In October 2010, Mastromatteo (then a student) and Russell co-authored a proposal with Kercher, which was accepted by the Paul Scherrer Institut in Zurich, Switzerland. The proposal looked at putting different amounts of energy into a molecule and studying how quickly bonds break and what products are formed.
The trio was awarded four days of “beam time” at the Institut’s Swiss Light Source (SLS) during the Spring 2011 3-Week. There, they conducted experiments, using an imaging mass spectrometer to look at how the molecules fragment as a function of the energy put into them.

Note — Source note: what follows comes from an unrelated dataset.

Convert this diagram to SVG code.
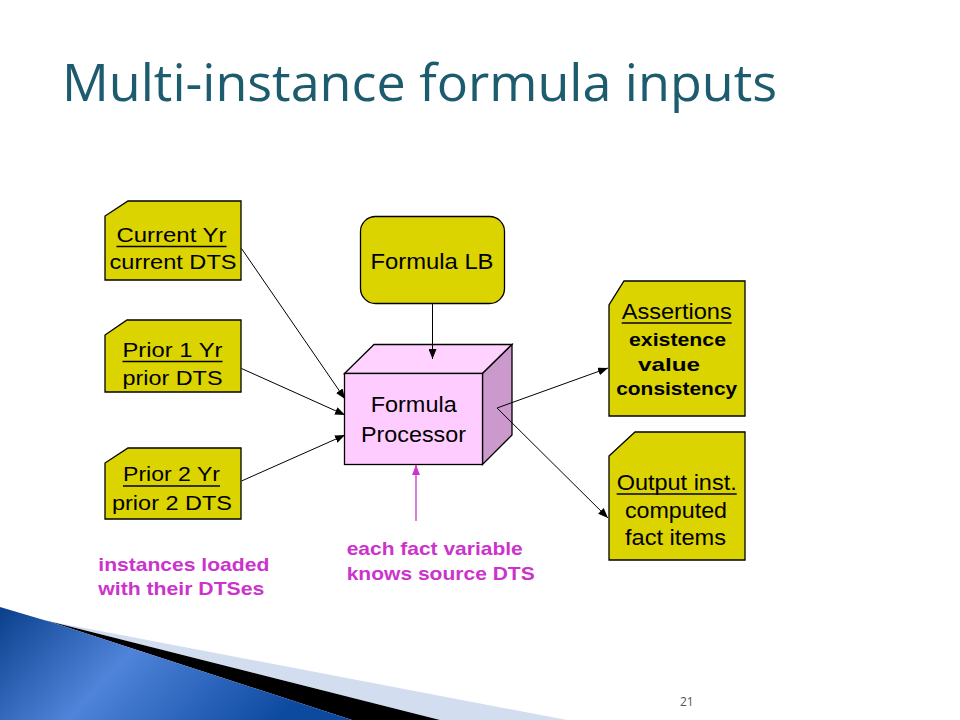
<svg xmlns="http://www.w3.org/2000/svg" width="960" height="720" viewBox="0 0 960 720">
<style>
.box{fill:#dcd400;stroke:#000;stroke-width:1.3}
.t{font-family:"Liberation Sans",Arial,sans-serif;fill:#000;text-anchor:middle}
.r20{font-size:20px}
.r22{font-size:22px}
.b19{font-size:19px;font-weight:bold}
.ul{stroke:#000;stroke-width:1.6}
.mg{font-family:"Liberation Sans",Arial,sans-serif;font-size:18.5px;font-weight:bold;fill:#cc33cc}
.con{stroke:#000;stroke-width:1;fill:none}
</style>
<defs>
<marker id="ah" viewBox="0 0 10 8" refX="10" refY="4" markerWidth="10" markerHeight="8" markerUnits="userSpaceOnUse" orient="auto">
<path d="M0,0 L10,4 L0,8 Z" fill="#000"/>
</marker>
<marker id="ahm" viewBox="0 0 10 8" refX="10" refY="4" markerWidth="10" markerHeight="8" markerUnits="userSpaceOnUse" orient="auto">
<path d="M0,0 L10,4 L0,8 Z" fill="#cc33cc"/>
</marker>
<linearGradient id="blue" x1="0" y1="0" x2="1" y2="0.3">
<stop offset="0" stop-color="#0a3f8c"/>
<stop offset="0.45" stop-color="#4f84da"/>
<stop offset="1" stop-color="#0c4aa0"/>
</linearGradient>
</defs>
<rect width="960" height="720" fill="#fff"/>

<g id="decoration">
<polygon points="48,621 567,720 440,720" fill="#d3ddf0"/>
<polygon points="44,620 440,720 352,720 54,623" fill="#000"/>
<polygon points="0,607 54,623 352,720 0,720" fill="url(#blue)"/>
</g>

<g id="title">
<text x="62" y="101" font-family="'Open Sans',sans-serif" font-size="52" fill="#1d5b6f" textLength="715" lengthAdjust="spacingAndGlyphs">Multi-instance formula inputs</text>
</g>

<g id="current-yr">
<path class="box" d="M128,201 L241,201 L241,280 L105,280 L105,216 Z"/>
<text class="t r20" x="171.5" y="241.5" textLength="110" lengthAdjust="spacingAndGlyphs">Current Yr</text>
<line class="ul" x1="116.5" y1="246.5" x2="226.5" y2="246.5"/>
<text class="t r20" x="173" y="269" textLength="127" lengthAdjust="spacingAndGlyphs">current DTS</text>
</g>

<g id="prior-1-yr">
<path class="box" d="M127,320 L241,320 L241,392 L105,392 L105,335 Z"/>
<text class="t r20" x="172.5" y="357" textLength="100" lengthAdjust="spacingAndGlyphs">Prior 1 Yr</text>
<line class="ul" x1="122.5" y1="361.5" x2="222.5" y2="361.5"/>
<text class="t r20" x="172.5" y="385" textLength="100" lengthAdjust="spacingAndGlyphs">prior DTS</text>
</g>

<g id="prior-2-yr">
<path class="box" d="M128,448 L241,448 L241,519 L105,519 L105,463 Z"/>
<text class="t r20" x="171.5" y="481" textLength="97" lengthAdjust="spacingAndGlyphs">Prior 2 Yr</text>
<line class="ul" x1="123" y1="486" x2="220" y2="486"/>
<text class="t r20" x="172" y="510" textLength="120" lengthAdjust="spacingAndGlyphs">prior 2 DTS</text>
</g>

<g id="formula-lb">
<rect class="box" x="360.5" y="216.5" width="144" height="87" rx="15" ry="15"/>
<text class="t r22" x="432" y="269" textLength="123" lengthAdjust="spacingAndGlyphs">Formula LB</text>
</g>

<g id="formula-processor">
<polygon points="344.5,373.5 374,344.5 512,344.5 482.5,373.5" fill="#ffd2ff" stroke="#000" stroke-width="1.3"/>
<polygon points="482.5,373.5 512,344.5 512,435 482.5,464.5" fill="#cc99cc" stroke="#000" stroke-width="1.3"/>
<rect x="344.5" y="373.5" width="138" height="91" fill="#ffccff" stroke="#000" stroke-width="1.3"/>
<text class="t r22" x="413.7" y="412" textLength="86" lengthAdjust="spacingAndGlyphs">Formula</text>
<text class="t r22" x="413.5" y="442" textLength="105" lengthAdjust="spacingAndGlyphs">Processor</text>
</g>

<g id="assertions">
<path class="box" d="M624,281 L745,281 L745,416 L609,416 L609,305 Z"/>
<text class="t r22" x="676.7" y="319" textLength="110" lengthAdjust="spacingAndGlyphs">Assertions</text>
<line class="ul" x1="621.7" y1="323" x2="731.7" y2="323"/>
<text class="t b19" x="677.5" y="345.5" textLength="97" lengthAdjust="spacingAndGlyphs">existence</text>
<text class="t b19" x="669" y="370.5" textLength="62" lengthAdjust="spacingAndGlyphs">value</text>
<text class="t b19" x="676.7" y="395" textLength="121" lengthAdjust="spacingAndGlyphs">consistency</text>
</g>

<g id="output-inst">
<path class="box" d="M635,432 L745,432 L745,560 L609,560 L609,456 Z"/>
<text class="t r22" x="676.7" y="490" textLength="120" lengthAdjust="spacingAndGlyphs">Output inst.</text>
<line class="ul" x1="616.7" y1="494" x2="736.7" y2="494"/>
<text class="t r22" x="676" y="517.5" textLength="102" lengthAdjust="spacingAndGlyphs">computed</text>
<text class="t r22" x="675.5" y="545" textLength="101" lengthAdjust="spacingAndGlyphs">fact items</text>
</g>

<g id="connectors">
<line class="con" x1="241.5" y1="248.5" x2="345" y2="399" marker-end="url(#ah)"/>
<line class="con" x1="241.5" y1="368.5" x2="345" y2="415" marker-end="url(#ah)"/>
<line class="con" x1="241.5" y1="481" x2="345" y2="435" marker-end="url(#ah)"/>
<line class="con" x1="432.5" y1="304" x2="432.5" y2="359" marker-end="url(#ah)"/>
<line class="con" x1="497" y1="408" x2="608" y2="368" marker-end="url(#ah)"/>
<line class="con" x1="497" y1="408" x2="608" y2="518" marker-end="url(#ah)"/>
<line x1="416" y1="521" x2="416" y2="465" stroke="#cc33cc" stroke-width="1.3" marker-end="url(#ahm)"/>
</g>

<g id="note-instances">
<text class="mg" x="98.3" y="571" textLength="171" lengthAdjust="spacingAndGlyphs">instances loaded</text>
<text class="mg" x="98.3" y="595" textLength="166" lengthAdjust="spacingAndGlyphs">with their DTSes</text>
</g>

<g id="note-fact-variable">
<text class="mg" x="346.7" y="555" textLength="176" lengthAdjust="spacingAndGlyphs">each fact variable</text>
<text class="mg" x="346.7" y="580" textLength="188" lengthAdjust="spacingAndGlyphs">knows source DTS</text>
</g>

<g id="page-number">
<text x="680" y="706" font-family="'Open Sans',sans-serif" font-size="12" fill="#555">21</text>
</g>
</svg>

That research served as the foundation for the proposal to the American Chemical Society, for which Kercher was awarded an Undergraduate New Investigator Grant as part of the ACS’s Petroleum Research Fund.
The grant funds two years of research at Hiram College, starting in January 2012. Kercher said the grant will be used to continue the development of a a time-of-flight mass spectrometer at Hiram, which uses a much smaller and less sophisticated light source than the one in Switzerland. It will also fund two summer research stipends for students each year of the grant and travel to Switzerland, which would likely be completed during a Fall or Spring 3-Week.
In addition, a second proposal to the Paul Scherrer Institut was recently accepted, which will allow two additional students the opportunity to conduct research in Switzerland.